In Teil 2 liegt der Fokus auf Strategien im Umgang mit den Eigenheiten der Hochsensibilität: Emotionsregulation, Achtsamkeit und Akzeptanz, Entspannung und Imagination sowie schließlich Selbstbild, Selbstwert und Selbstfürsorge. Allesamt sehr wichtig für den sich neu entdeckenden Hochsensiblen. Jeweils mit zwei oder drei Techniken unterlegt, welche wiederum wissenschaftlich fundiert eingeordnet sind. Ich muss gestehen, dass ich viele dieser Techniken selbst im eher spirituellen Kontext kennen gelernt habe und mich immer eher schwer tat, sie so selbstverständlich zu empfehlen. Abschließend liefert das Kapitel auf mehreren Seiten wertvolle und gebündelte Ideen zur Selbstfürsorge in den wichtigsten Kontexten, sprich Alltag und Freizeit, Beruf und verschiedene soziale Beziehungen. In der Form habe ich eine so ausgearbeitete Auflistung noch nicht gefunden. Sie spricht sehr für den Vorteil, dass der Autor psychologischer Psychotherapeut mit entsprechender Erfahrungsbreite ist.

Als besonders lesenswert empfand ich auch das Interview mit Elaine N. Aron im Anhang. Selbst hier fand ich noch Hinweise auf meine HS im Zusammenhang mit der Elternschaft, für die ich im Moment des Lesens sehr dankbar war, auch wenn sie für mich grundsätzlich nicht neu waren. Diese Frau hat einfach so einen liebevollen Blick auf das Phänomen, dass es einer HSP nur guttun kann.

Insgesamt ist das Buch ein hervorragendes, sachlich fundiertes Buch ohne viele persönlich vermutete Zusammenhänge zu anderen Phänomenen.
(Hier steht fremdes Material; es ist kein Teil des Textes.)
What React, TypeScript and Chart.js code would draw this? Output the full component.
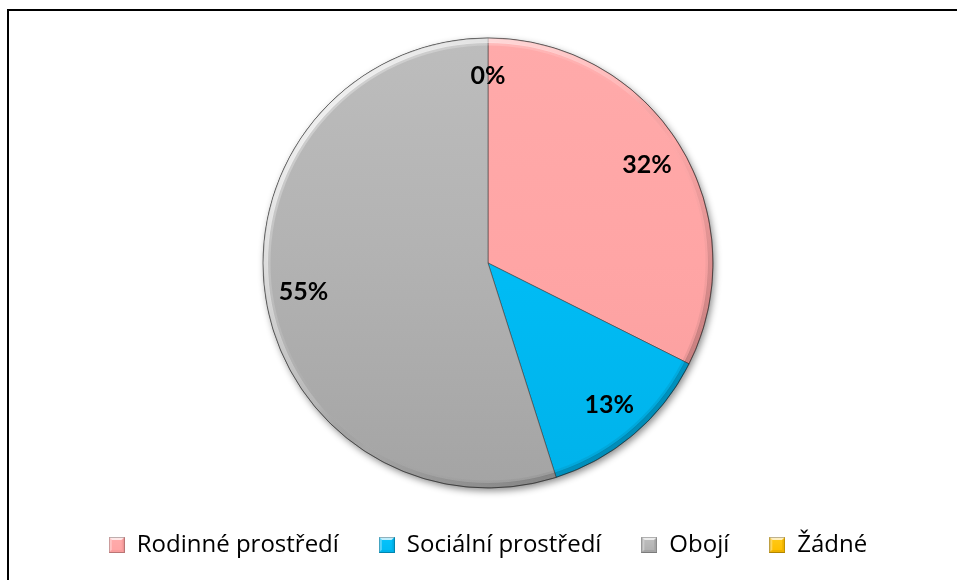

Menschen, die sich neu in die Materie einarbeiten wollen, finden hier ein sehr logisch aufgebautes und aufschlussreiches Buch. Mit zahlreichen Betroffenen-Interviews, die eine gewissen Bandbreite der Wirklichkeit abbilden, bietet das Buch einen starken Praxisbezug. Der einzige große Nachteil dieses Buches besteht darin, dass es sich so deutlich an Männer richtet. Wenigstens 90 % des Inhalts treffen auf Frauen genauso zu und die letzten 10 % sind meiner Meinung nach leicht auf Frauen übertragbar. In jedem Fall werde ich es in Zukunft geschlechtsunabhängig weiterempfehlen.